Già nei mesi scorsi era successo con Ciriaco De Mita e Gerardo Bianco, omaggiati da amici e avversari e osservatori neutrali per quella saggezza tutta democristiana – dunque anche con il portato non positivo di quella lunga gestione del potere, gli scandali, le ruberie – nel senso di quella particolare «intelligenza degli avvenimenti» (ancora Moro) che in generale corrispondeva a un’ars governandi perfetta per il carattere degli italiani, avvezzi alla litigiosità ma sempre un po’ meno della domanda, per farla breve, di essere lasciati in pace.
Sembra così vincere sul senso di disprezzo per la Balena bianca degli ultimi vent’anni un nuovo recupero di certe doti prettamente democristiane surclassate in questi decenni dal berlusconismo e dal populismo, con brevi parentesi che in un certo modo proprio al modo di intendere la politica della Democrazia Cristiana si rifacevano (magari senza dirlo): i governi tecnici, soprattutto.
Il fattore “cattolico” conta fino a un certo punto. La nostalgia per una politica più attenta alle persone che alle cose non è solo dei cattolici: è quella che si chiama alta politica.
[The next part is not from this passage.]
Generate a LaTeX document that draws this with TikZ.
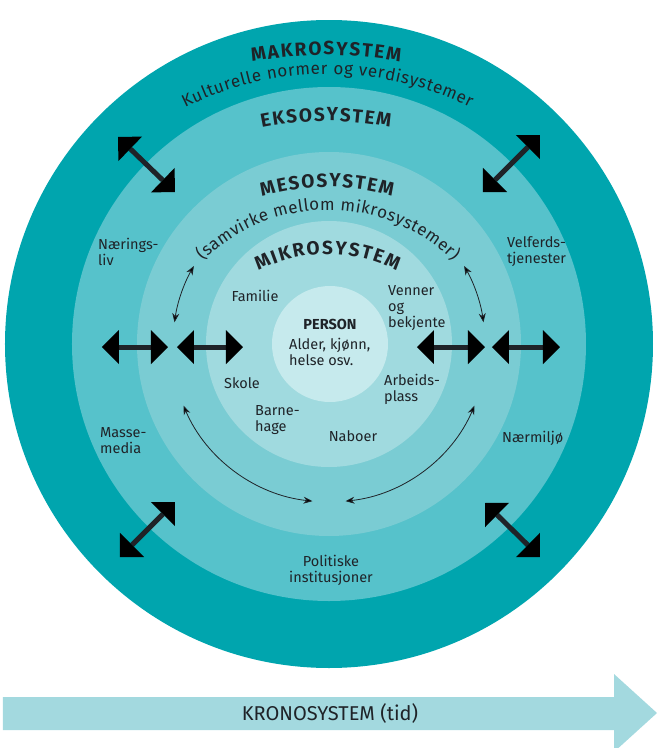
\documentclass[tikz,border=0pt]{standalone}
\usepackage{fontspec}
\setmainfont{Fira Sans}
\usetikzlibrary{arrows.meta,decorations.text}
\definecolor{makro}{HTML}{00A5AE}
\definecolor{ekso}{HTML}{56C2CB}
\definecolor{meso}{HTML}{7ACCD3}
\definecolor{mikro}{HTML}{A0DADF}
\definecolor{person}{HTML}{C6EAED}
\definecolor{krono}{HTML}{A3D9DF}
\definecolor{ink}{HTML}{1F2328}
\newcommand\capsfont{\bfseries\fontsize{19}{19}\selectfont}
\newcommand\subfont{\fontsize{17}{17}\selectfont}
\begin{document}
\begin{tikzpicture}[x=1pt,y=1pt,
  every node/.style={font=\fontsize{14.5}{16}\selectfont,text=ink,inner sep=0pt},
  lbl/.style={align=left,anchor=west},
  bigarrow/.style={draw=ink,line width=5pt,{Triangle[length=17pt,width=34pt,line width=0pt]}-{Triangle[length=17pt,width=34pt,line width=0pt]}},
  thinarrow/.style={draw=ink,line width=0.8pt,{Stealth[length=9pt,width=7pt]}-{Stealth[length=9pt,width=7pt]}},
  ringtext/.style={decorate,decoration={text along path,text color=ink,text align={fit to path},text={#1}}}]
  \useasboundingbox (-329,-404) rectangle (331,344);
  % rings
  \fill[makro] (0,0) circle[radius=324];
  \fill[ekso] (0,0) circle[radius=257];
  \fill[meso] (0,0) circle[radius=192];
  \fill[mikro] (0,0) circle[radius=123];
  \fill[person] (1,0) circle[radius=58];
  % ring titles
  \path[ringtext={|\capsfont|MAKROSYSTEM}] ([shift={(-3,-111)}]100.66:400) arc[start angle=100.66,end angle=79.34,radius=400];
  \path[ringtext={|\subfont|Kulturelle normer og verdisystemer}] ([shift={(-1.5,-48)}]116.6:318) arc[start angle=116.6,end angle=63.4,radius=318];
  \path[ringtext={|\capsfont|EKSOSYSTEM}] ([shift={(-3,-97)}]101.54:320) arc[start angle=101.54,end angle=78.46,radius=320];
  \path[ringtext={|\capsfont|MESOSYSTEM}] ([shift={(-2,-73)}]106.42:230) arc[start angle=106.42,end angle=73.58,radius=230];
  \path[ringtext={|\subfont|(samvirke mellom mikrosystemer)}] ([shift={(-1,-45)}]134.3:179) arc[start angle=134.3,end angle=45.7,radius=179];
  \path[ringtext={|\capsfont|MIKROSYSTEM}] ([shift={(-1.5,-58)}]117.8:148) arc[start angle=117.8,end angle=62.2,radius=148];
  % labels
  \node[lbl] (naering) at (-231,92) {Nærings-\\liv};
  \node[lbl] (velferd) at (178,92) {Velferds-\\tjenester};
  \node[lbl] (masse) at (-229,-97) {Masse-\\media};
  \node[lbl] (naermiljo) at (173,-94) {Nærmiljø};
  \node[align=center] (politisk) at (2,-226) {Politiske\\institusjoner};
  \node (familie) at (-74,48) {Familie};
  \node[lbl] (venner) at (59,36) {Venner\\og\\bekjente};
  \node[font=\bfseries\fontsize{14.5}{16}\selectfont] (persontitle) at (1,20) {PERSON};
  \node[lbl] (persondetail) at (-40,-8) {Alder, kjønn,\\helse osv.};
  \node (skole) at (-87,-39) {Skole};
  \node[lbl] (arbeid) at (55,-45) {Arbeids-\\plass};
  \node[lbl] (barne) at (-74,-76) {Barne-\\hage};
  \node (naboer) at (24,-92) {Naboer};
  % big arrows
  \draw[bigarrow] (-227,-3) -- (-161,-3);
  \draw[bigarrow] (-152,-3) -- (-86,-3);
  \draw[bigarrow] (88,-3) -- (156,-3);
  \draw[bigarrow] (163,-3) -- (231,-3);
  \draw[bigarrow] (-211,207) -- (-154,152);
  \draw[bigarrow] (211,209) -- (154,152);
  \draw[bigarrow] (-154,-158) -- (-209,-213);
  \draw[bigarrow] (156,-159) -- (211,-213);
  % thin arcs
  \draw[thinarrow] (172:156) arc[start angle=172,end angle=150,radius=156];
  \draw[thinarrow] (8:156) arc[start angle=8,end angle=30,radius=156];
  \draw[thinarrow] (203:158) arc[start angle=203,end angle=264,radius=158];
  \draw[thinarrow] (337:158) arc[start angle=337,end angle=276,radius=158];
  % time arrow
  \fill[krono] (-326,-353) -- (285,-353) -- (285,-330) -- (328,-369) -- (285,-408) -- (285,-386) -- (-326,-386) -- cycle;
  \node[font=\fontsize{20}{20}\selectfont] (kronotext) at (1,-369) {KRONOSYSTEM (tid)};
\end{tikzpicture}
\end{document}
E d’altronde le ragioni del successo di un libro come quello di Pierferdinando Casini, significativamente intitolato “Quando c’era la politica”, vanno viste probabilmente nella riscoperta di una visione non muscolare, anche se tutt’altro che ingenua, della lotta politica e di una parallela capacità, perlomeno nei suoi momenti migliori, di ascolto degli altri.
In questo senso la figura di Aldo Moro, persino al di là della intrinseca e incalcolabile forza tragica, più passa il tempo e più si afferma come vetta difficilmente raggiungibile della vicenda politica italiana. “Esterno notte”, la serie di Marco Bellocchio, ha regalato a chi allora non c’era la dimensione di una politica come capacità di stimolo dei “tempi nuovi”, il famoso “dopodomani” di un suo celebre discorso: cosa che è esattamente agli antipodi del presentismo della politica d’oggi nella quale – altro che dopodomani – si guarda, se va bene, a quello che succederà nel pomeriggio.
Ai funerali di Forlani, dove erano presenti tanti democristiani e non solo – funerali di Stato come per tutti gli ex presidenti del Consiglio alla presenza del Presidente della Repubblica Sergio Mattarella – ha tenuto l’omelia monsignor Vincenzo Paglia: «In una realtà conflittuale e polarizzata come quella in cui viviamo, appare forse più chiara l’importanza della sua opera costante per conciliare posizioni diverse, per avvicinare forze contrapposte, per tessere alleanze tra mondi anche culturalmente lontani. Tutto ciò che la buona politica avvicina, ricompone, collega, migliora la vita di una società e, al tempo stesso, fa accumulare a chi la promuove un tesoro prezioso che resta patrimonio comune».
Il punto è esattamente questo. Nel tempo della destra-destra al potere con tutte le sue sgrammaticate altezzosità, e di una sinistra troppo chiusa in certi cliché e perciò parimenti altezzosa, torna di una certa attualità il rimpianto di una politica a più basso volume: «La politica democristiana – ha scritto Marco Follini in un piccolo libro di qualche anno fa che dice tutto, “Democrazia Cristiana-Il racconto di un partito” (Sellerio) – era essenzialmente fondata sulla misura. Un po’ come nella composizione dei farmaci, la misura giusta poteva essere salvifica, la misura eccessiva diventava veleno», nutrendo al fondo la convinzione del Conte Zio manzoniano: «Troncare, sopire… Alla fine tutto s’accomoda da sé».
Quando le cose, sul finire del secolo scorso, non “si accomodarono” più la Dc morì. Ma non la ricerca di una politica alta e umana che oggi pare impossibile riuscire a intravedere. È solo un refolo ma non è pochissimo.